I thought they'd never leave.

Quite simply, Bill Murray is Bing Crosby. Both define Caucasian cool, both effortlessly sleepwalk through their most visible career triumphs, and of course, both not only radiate a vibe that says "I'd rather be golfing" -- they actually did so at every opportunity. They both seemed to be tuned into some kind of private celestial choir, and that they can make us sing along with it, without any outward effort, is an artistic gift that defies all rational explanation.

Bill Murray's appearance in "Zombieland" provides by far the film's best moment, and fusing his persona of out-of-body hipness with the zombie ethic is a true moment of cinematic greatness.

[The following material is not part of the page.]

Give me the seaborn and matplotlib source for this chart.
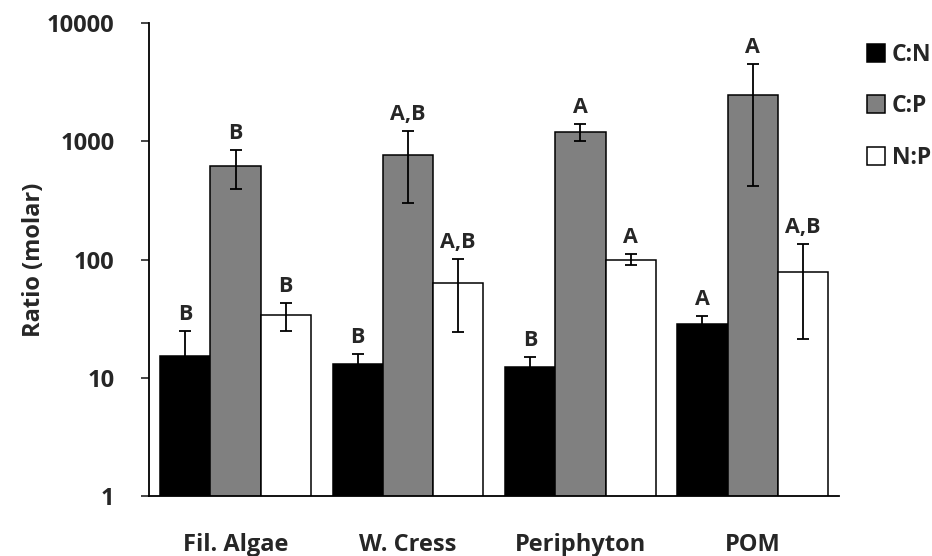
import matplotlib
matplotlib.use("Agg")
import matplotlib.pyplot as plt
import seaborn as sns
import pandas as pd
import numpy as np
from matplotlib.lines import Line2D

categories = ["Fil. Algae", "W. Cress", "Periphyton", "POM"]
ratios = ["C:N", "C:P", "N:P"]
cn_vals = [15.2, 13.1, 12.2, 28.3]
cp_vals = [619, 767, 1208, 2456]
np_vals = [33.7, 62.9, 100, 78.4]
cn_err = [9.6, 2.8, 2.7, 5.1]
cp_err = [220, 467, 190, 2040]
np_err = [9.0, 38.6, 11, 57]
cn_letters = ["B", "B", "B", "A"]
cp_letters = ["B", "A,B", "A", "A"]
np_letters = ["B", "A,B", "A", "A,B"]
colors = ["#000000", "#808080", "#ffffff"]

sns.set_theme(style="white")
plt.rcParams["font.family"] = ["Open Sans", "DejaVu Sans"]
plt.rcParams["font.weight"] = "bold"

rows = []
for r, vals in zip(ratios, [cn_vals, cp_vals, np_vals]):
    for c, v in zip(categories, vals):
        rows.append({"cat": c, "ratio": r, "val": v})
df = pd.DataFrame(rows)

fig = plt.figure(figsize=(9.32, 5.56), dpi=100)
ax = fig.add_axes([0.1602, 0.1085, 0.9002 - 0.1602, 0.958 - 0.1085])
ax.set_yscale("log")
sns.barplot(data=df, x="cat", y="val", hue="ratio", order=categories, hue_order=ratios,
            palette=colors, edgecolor="black", linewidth=1.1, width=0.875,
            errorbar=None, legend=False, ax=ax, saturation=1)

errs = [cn_err, cp_err, np_err]
vals_all = [cn_vals, cp_vals, np_vals]
letters = [cn_letters, cp_letters, np_letters]
patches = ax.patches
for i, r in enumerate(ratios):
    for j in range(len(categories)):
        p = patches[i * len(categories) + j]
        xc = p.get_x() + p.get_width() / 2
        v = vals_all[i][j]
        e = errs[i][j]
        ax.errorbar(xc, v, yerr=e, fmt="none", ecolor="black", elinewidth=1.3,
                    capsize=4.5, capthick=1.3, zorder=5)
        ax.annotate(letters[i][j], (xc, v + e), xytext=(0, 8), textcoords="offset points",
                    ha="center", va="baseline", fontsize=15.5, fontweight="bold")

ax.set_ylim(1, 10000)
ax.set_xlim(-0.5, 3.5)
ax.set_yticks([1, 10, 100, 1000, 10000])
ax.set_yticklabels(["1", "10", "100", "1000", "10000"])
ax.minorticks_off()
ax.tick_params(axis="y", which="major", direction="out", length=6, width=1.2, left=True,
               labelsize=17, pad=19)
ax.tick_params(axis="x", length=0, labelsize=17, pad=27)
for lab in ax.get_xticklabels() + ax.get_yticklabels():
    lab.set_fontweight("bold")
ax.set_xlabel("")
ax.set_ylabel("Ratio (molar)", fontsize=17, fontweight="bold", labelpad=1)
for s in ["top", "right"]:
    ax.spines[s].set_visible(False)
for s in ["left", "bottom"]:
    ax.spines[s].set_color("black")
    ax.spines[s].set_linewidth(1.3)

handles = [Line2D([0], [0], marker="s", linestyle="none", markersize=12.5,
                  markerfacecolor=c, markeredgecolor="black", markeredgewidth=1.1)
           for c in colors]
fig.legend(handles, ratios, loc="upper left", bbox_to_anchor=(0.919, 0.940),
           frameon=False, labelspacing=1.2, handletextpad=0.25,
           handlelength=0.9, borderaxespad=0, prop={"weight": "bold", "size": 16.5})

fig.savefig("out.png", dpi=100)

This double bill, "Zombieland" and "Road to Utopia," shows us how far we have come, but how little we have truly traveled across the rise and fall of the American Empire.

Bing, Bob, Fred and Robert have passed on, as has the entire concept of a "public intellectual." And as we contemplate our end of empire, our self-confidence is eroded, our golf courses overgrown with weeds and newly fallen heroes, but we can still find time to celebrate hip heroes and celestially inspired happy endings.

Who might be the new Hope and Crosby? We'll take a pass on "Ishtar's" not-so-dynamic duo of Warren Beatty and Dustin Hoffman, but what currently popular actor/singer/whatevers might be teamed today to achieve the same comedic results? Don't kill yourself trying. Remember, the original cast of the first "Road" picture was supposed to be Fred MacMurray and Jack Oakie.